I also ate a couple chocolate covered cherries. The best kind (in my opinion)...liquid center and dark chocolate. I'm not a fan of milk chocolate and creamy centers.
I applied for 6th grade position at a local elementary school today. Now to wait and see if I can get an interview. Keeping my fingers crossed. If I worked at an elem. school I would get out of work earlier and be able to make it to CVS earlier. I would have to wake up earlier too, but that wouldn't be that bad...just take some adjustment time.
Friday is the Winter Festival at school. I am running the hot cocoa table/station. Hopefully, the kids will be calm near the hot beverages.
I am supposed to have my homebound student tomorrow, but I may need to cancel on them...I got an email earlier tonight that there is a finalizing plans for the winter festival meeting tomorrow after school. Hey, they cancel on me quite often...I'm entitled to cancel on them too if something comes up. Tomorrow was just some of the make-up hours he is owed from before I was his teacher anyways.

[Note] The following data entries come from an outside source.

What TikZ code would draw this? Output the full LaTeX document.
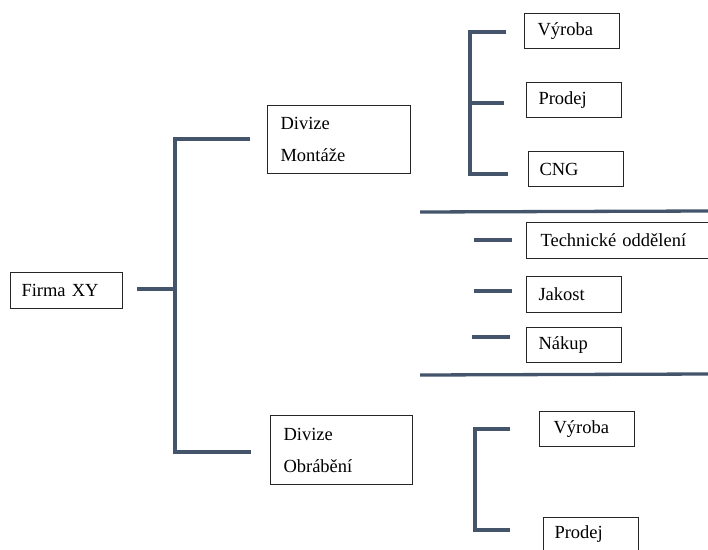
\documentclass[tikz,border=0pt]{standalone}
\usepackage{fontspec}
\setmainfont{Liberation Serif}
\definecolor{linec}{HTML}{44546A}
\begin{document}
\begin{tikzpicture}[x=1pt,y=-1pt,
  conn/.style={draw=linec, line width=3.3pt},
  box/.style={draw=black!85, line width=1pt, anchor=north west, inner ysep=0pt, align=left, font=\rmfamily\fontsize{18.5}{32}\selectfont}]
\useasboundingbox (0,0) rectangle (708,549);
\clip (0,0) rectangle (708,549);
% boxes
\node[box, inner xsep=11pt, text width=90pt, minimum height=36pt] (firma) at (10,272) {Firma XY};
\node[box, inner xsep=13pt, text width=117pt, minimum height=68pt] (divm) at (267,105) {Divize\\Montáže};
\node[box, inner xsep=13pt, text width=116pt, minimum height=69pt] (divo) at (270,415) {Divize\\Obrábění};
\node[box, inner xsep=13pt, text width=69pt, minimum height=35pt] (vyr1) at (524,13) {Výroba};
\node[box, inner xsep=12pt, text width=71pt, minimum height=35pt] (prod1) at (526,82) {Prodej};
\node[box, inner xsep=11pt, text width=73pt, minimum height=35pt] (cng) at (528,151) {CNG};
\node[box, inner xsep=14pt, text width=192pt, minimum height=36pt] (tech) at (526,222) {Technické oddělení};
\node[box, inner xsep=12pt, text width=71pt, minimum height=36pt] (jak) at (526,276) {Jakost};
\node[box, inner xsep=12pt, text width=71pt, minimum height=35pt] (nak) at (526,327) {Nákup};
\node[box, inner xsep=14pt, text width=67pt, minimum height=35pt] (vyr2) at (539,411) {Výroba};
\node[box, inner xsep=11pt, text width=73pt, minimum height=33pt] (prod2) at (543,517) {Prodej};
% connector points
\coordinate (f1) at (137,289);
\coordinate (t0) at (175,289);
\coordinate (tt) at (175,139);
\coordinate (tb) at (175,452);
\coordinate (tm) at (250,139);
\coordinate (to) at (251,452);
\coordinate (u1) at (506,32);
\coordinate (u1c) at (470,32);
\coordinate (u2) at (504,103);
\coordinate (u2c) at (470,103);
\coordinate (u3c) at (470,174);
\coordinate (u3) at (508,174);
\coordinate (s1a) at (420,212);
\coordinate (s1b) at (708,211);
\coordinate (s2a) at (420,375);
\coordinate (s2b) at (708,374);
\coordinate (d1a) at (474,240);
\coordinate (d1b) at (512,240);
\coordinate (d2a) at (474,291);
\coordinate (d2b) at (512,291);
\coordinate (d3a) at (472,337);
\coordinate (d3b) at (510,337);
\coordinate (l1) at (510,429);
\coordinate (l1c) at (475,429);
\coordinate (l2c) at (475,530);
\coordinate (l2) at (510,530);
% connectors
\draw[conn] (f1) -- (t0);
\draw[conn] (tm) -- (tt) -- (tb) -- (to);
\draw[conn] (u1) -- (u1c) -- (u3c) -- (u3);
\draw[conn] (u2c) -- (u2);
\draw[conn] (s1a) -- (s1b);
\draw[conn] (s2a) -- (s2b);
\draw[conn] (d1a) -- (d1b);
\draw[conn] (d2a) -- (d2b);
\draw[conn] (d3a) -- (d3b);
\draw[conn] (l1) -- (l1c) -- (l2c) -- (l2);
\end{tikzpicture}
\end{document}
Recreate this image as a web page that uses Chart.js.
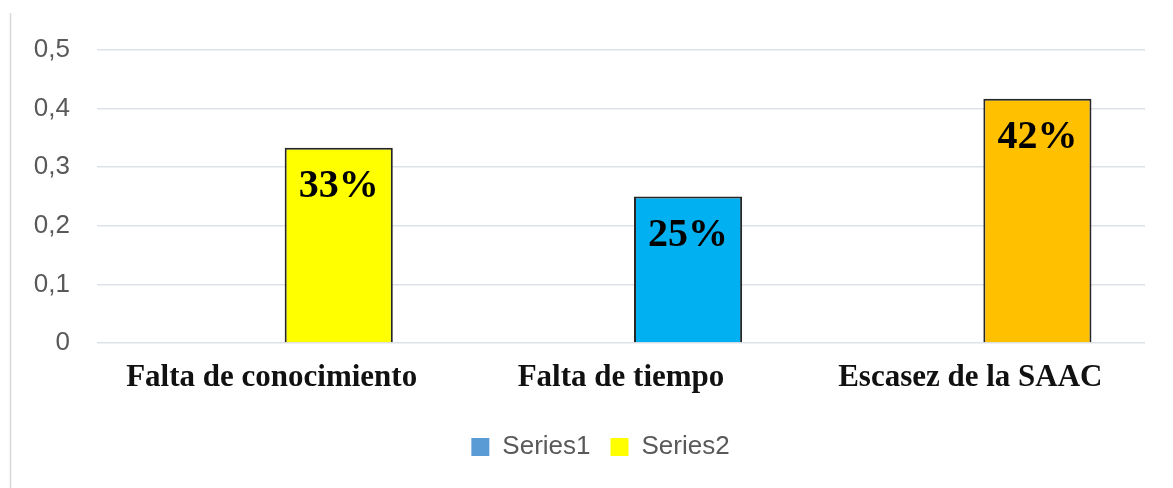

I have T on Thursday...no clue what will surface this session. Maybe my college delusions and early teaching jobs before I started to see a psychiatrist. Or even my childhood hallucinations...which I attribute more to an active imagination based on overly religious beliefs that were ingrained into me by my mother. I remember honestly believing I saw demons and angels attached to people and sometimes fighting wars against each other. I remember telling my mom these things when I was a kid and her getting excited and telling me that I was dedicated to God if he let me see those things. Hmmm...I guess that is (as T would put it) another "wack-a-doodle" trait of my mother.
Wow, the garbage I was put through and exposed to as a child/teen.
Maybe this is why I have difficulty forming any type of friendship or relationship with anyone. Hermit Squirrel it is. Or shall I say Hermit Squirrel the Nomad (with how often I move).
Well, I should be getting to bed...it is almost midnight here. Night, couch.